Hey guys, this is my first post and I hope your knowledge can help, I'd like to use this site as a resource.

I'm trying to put together a members' page for logged in users in a script I'm building. I want to call a function, which grabs all the userdata from the sql database. This should enable me to write on the members page using handy variables like $u_name and $u_id.

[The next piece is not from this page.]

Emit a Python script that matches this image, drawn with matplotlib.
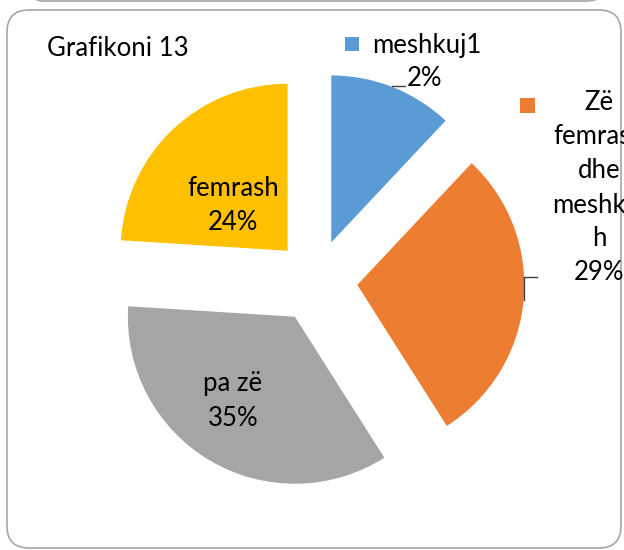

Here's the function I'm calling:

function ui($user) {
$match = "select * from users where username = '".$user."'";
$result = mysql_query($match) or die ("Could not match data because ".mysql_error()); 
$num_rows = mysql_num_rows($result); 
if ($num_rows <= 0) { 
  echo "Sorry, info for this user not found.";
} else {
   $qry = mysql_fetch_array($result);
$ui_un = $qry[username];
$ui_id = $qry[id];
$ui_dname = $qry[dname];
$ui_fname = $qry[fname];
$ui_lname = $qry[lname];
  }
}

And so I call this with ui($mysite_username); and then attempt to print users information. It simply does not work. Weather I use $ui_un or $qry[username], the variables simply do not carry over from the function (which is in the config file). So, how can I get these variables to carry through?

Regards,

Akira

[jackpf]

Hey, try this. I just neatened it up a bit. If this doesn't work, if you could post an error message/what it's doing wrong would be useful.

 

function ui($user)
{
   $result = mysql_query("SELECT * FROM users where username = '$user'") or die ("Could not match data because ".mysql_error());
   if(mysql_num_rows($sql) == 0)
   {
	echo "Sorry, info for this user not found.";
   }
   else
   {
   $qry = mysql_fetch_array($result);
   $ui_un = $qry['username'];
   $ui_id = $qry['id'];
   $ui_dname = $qry['dname'];
   $ui_fname = $qry['fname'];
   $ui_lname = $qry['lname'];
  }
}

[Goafer]

can't remember if it actaully matter of not, but better syntax would be:

Instead of $qry[username];

use $qry['username']; <-- notice the quotes? may help

if that doesn't work then i'd suggest that your database isn't being accessed correctly, check your connectiion information

[Technocracy]

<?php

function ui($username)
{
global $user;

$query = mysql_query("
	SELECT * FROM `users`
	WHERE `username` = '".mysql_real_escape_string($username)."'
	LIMIT 1
");

if (mysql_num_rows($query) == 1)
{
	$user = mysql_fetch_array($query, MYSQL_ASSOC);
	return true;
}
else
{
	return false;
}
}

// ####
// Example

if (ui('test'))
{
echo htmlspecialchars($user['username']);
}
else
{
echo "Sorry, info for this user not found.";
}

?>

 

Not exactly what you want but you get the idea.

[Philip]

  Quote

<?php

function ui($username)
{
global $user;

$query = mysql_query("
	SELECT * FROM `users`
	WHERE `username` = '".mysql_real_escape_string($username)."'
	LIMIT 1
");

if (mysql_num_rows($query) == 1)
{
	$user = mysql_fetch_array($query, MYSQL_ASSOC);
	return true;
}
else
{
	return false;
}
}

// ####
// Example

if (ui('test'))
{
echo htmlspecialchars($user['username']);
}
else
{
echo "Sorry, info for this user not found.";
}

?>

 

Not exactly what you want but you get the idea.

 

Pretty much right, but for myself I would do a return with an array of the variables instead of using global.

<?php
function ui($user) {
// added limit 1, since you only need one row, yes?
$query = "select * from users where username = '".$user."' LIMIT 1";
$result = mysql_query($query) or die ("Could not match data because ".mysql_error());

// if there weren't any rows, return false, otherwise return the array 
if(mysql_num_rows($result) < 1) 
	return false;
 else 
	return mysql_fetch_array($result);
}

// call functions
$userInfo = ui('some_username');


// if it was returned as an array, we have data!
if(is_array($userInfo)) 
print_r($userInfo);
else
echo 'no data for this user!';
?>

[akirablaid]

You were all a great help, and after some experimentation with all suggestions I got this working perfectly. Thank you all!